Reality Intrudes on Renewables Rhetoric

Planet Gore posts frequently on the dangers of renewable-energy mandates. Well, states are finding out it’s not easy bein’ green. Turns out that minor details like cost, the limits of existing renewable technologies, and transmission restrictions are getting in the way of the grand plan to abandon fossil fuels.

The state goals have contributed to rapid growth of wind turbines and solar power stations in some areas, notably the West, but that growth has come on a minuscule base. Nationwide, the hard numbers provide a sobering counterpoint to the green-energy enthusiasm sweeping Washington.

 

Even with the fast growth of recent years, less than 3 percent of the nation’s electricity is coming from renewable sources, excepting dams.

“I think we are really overselling how quick, how easy and how complete the transition can be,” said George Sterzinger, executive director of the Renewable Energy Policy Project, a Washington advocacy group.

In those states that set aggressive goals and have had trouble meeting them, a big hurdle has been building power lines that could transmit the electricity, Mr. Wiser said. Another has been the utilities’ inability to secure enough long-term contracts to buy renewable power.

While the country has no shortage of entrepreneurs hoping to build wind turbines and solar arrays, they have been slowed by problems like finding suitable sites, overcoming local political opposition and securing financing.
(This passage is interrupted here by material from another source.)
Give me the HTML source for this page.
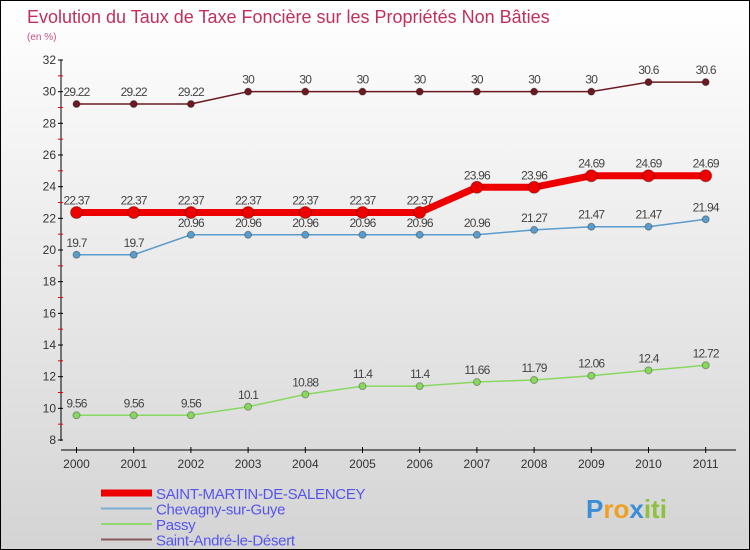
<!DOCTYPE html>
<html><head><meta charset="utf-8"><style>
body{margin:0}
#c{width:748px;height:548px;border:1px solid #000;background:linear-gradient(#fff,#d4d4d4);position:relative;font-family:"Liberation Sans",sans-serif;overflow:hidden}
</style></head><body>
<div id="c">
<svg id="s" width="748" height="548"></svg>
</div>
<script>
const years=["2000","2001","2002","2003","2004","2005","2006","2007","2008","2009","2010","2011"];
const yTicks=[8,10,12,14,16,18,20,22,24,26,28,30,32];
const sMartin=[22.37,22.37,22.37,22.37,22.37,22.37,22.37,23.96,23.96,24.69,24.69,24.69];
const chevagny=[19.7,19.7,20.96,20.96,20.96,20.96,20.96,20.96,21.27,21.47,21.47,21.94];
const passy=[9.56,9.56,9.56,10.1,10.88,11.4,11.4,11.66,11.79,12.06,12.4,12.72];
const andre=[29.22,29.22,29.22,30,30,30,30,30,30,30,30.6,30.6];
const NS="http://www.w3.org/2000/svg",svg=document.getElementById('s');
function X(i){return 75.5+i*57.2}
function Y(v){return 439-(v-8)*(380/24)}
function el(t,a,name,p){const e=document.createElementNS(NS,t);for(const k in a)e.setAttribute(k,a[k]);


(p||svg).appendChild(e);return e}
function txt(x,y,s,a,name){const e=el('text',Object.assign({x:x,y:y},a),name);e.textContent=s;return e}
txt(26,22,"Evolution du Taux de Taxe Foncière sur les Propriétés Non Bâties",{fill:"#c0305a","font-size":18},"chart-title");
txt(26,39,"(en %)",{fill:"#c0508a","font-size":10},"chart-subtitle");
el('line',{x1:60,y1:59,x2:60,y2:440,stroke:"#000"},"y-axis");
el('line',{x1:60,y1:449,x2:735,y2:449,stroke:"#000"},"x-axis");
yTicks.forEach((v,i)=>{
 el('line',{x1:57,x2:62,y1:Y(v),y2:Y(v),stroke:"#000"},"y-tick");
 if(i<yTicks.length-1)el('line',{x1:57,x2:62,y1:Y(v+1),y2:Y(v+1),stroke:"#e00"},"y-minor-tick");
 txt(55,Y(v)+4,String(v),{"text-anchor":"end","font-size":12,fill:"#333"},"y-tick-label");
});
years.forEach((y,i)=>{
 el('line',{x1:X(i),x2:X(i),y1:446,y2:452,stroke:"#000"},"x-tick");
 txt(X(i),467,y,{"text-anchor":"middle","font-size":12,fill:"#333"},"x-tick-label");
});
function series(d,color,w,r,name){
 el('polyline',{points:d.map((v,i)=>X(i)+","+Y(v)).join(" "),fill:"none",stroke:color,"stroke-width":w},name+"-line");
 d.forEach((v,i)=>{el('circle',{cx:X(i),cy:Y(v),r:r,fill:color,stroke:"rgba(0,0,0,0.3)"},name+"-point");
 txt(X(i),Y(v)-8,String(v),{"text-anchor":"middle","font-size":12,fill:"#444","letter-spacing":"-0.8"},name+"-value");});
}
series(andre,"#6b1a22",1.5,3.5,"saint-andre");
series(passy,"#88d860",1.5,3.5,"passy");
series(chevagny,"#5a9ccc",1.5,3.5,"chevagny");
series(sMartin,"#ee0000",7,6,"saint-martin");
const leg=[["SAINT-MARTIN-DE-SALENCEY","#ee0000",7],["Chevagny-sur-Guye","#7aaed0",2],["Passy","#90d870",2],["Saint-André-le-Désert","#8a5a5a",2]];
leg.forEach((l,i)=>{const y=492+i*15.5;
 el('line',{x1:100,x2:151,y1:y,y2:y,stroke:l[1],"stroke-width":l[2]},"legend-swatch");
 txt(155,y+6,l[0],{"font-size":15,fill:"#5555ee","letter-spacing":"-0.3"},"legend-entry");});
const lg=el('text',{x:585,y:517,"font-size":26,"font-weight":"bold"},"proxiti-logo");
[["P","#3a8ed8"],["ro","#f0a020"],["x","#3a8ed8"],["iti","#90c040"]].forEach(p=>{const t=document.createElementNS(NS,'tspan');t.setAttribute('fill',p[1]);t.textContent=p[0];lg.appendChild(t)});
</script>
</body></html>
In a few cases, including some in upstate New York, allegations have been made that the developers bribed officials to win approval of their projects.

Many energy experts embrace renewable power standards as a policy mechanism to promote green energy, but with a nationwide standard starting to seem likely once Barack Obama and the new Congress take power, these experts are ratcheting down expectations of what can be achieved in the near term.

In fact, as utilities seek to meet growing electricity demand, they still turn most often to fossil fuels, rather than the sun or wind.

In New England, the trend is to build more plants that run on natural gas and oil, not wind, said Gordon van Welie, chief executive of the entity that operates New England’s power grid.

Similarly in California, John White, executive director of the Center for Energy Efficiency and Renewable Technology in Sacramento, noted that since 2002, when state legislators passed a renewables requirement, the state has installed 16 times as much capacity from natural gas plants than from renewable energy.

The only mechanism the states have to force utilities into line is to fine them for not meeting the targets, but such costs would ultimately be passed on to electricity customers or company shareholders, neither of whom would look favorably on politicians who imposed such a burden in tough times.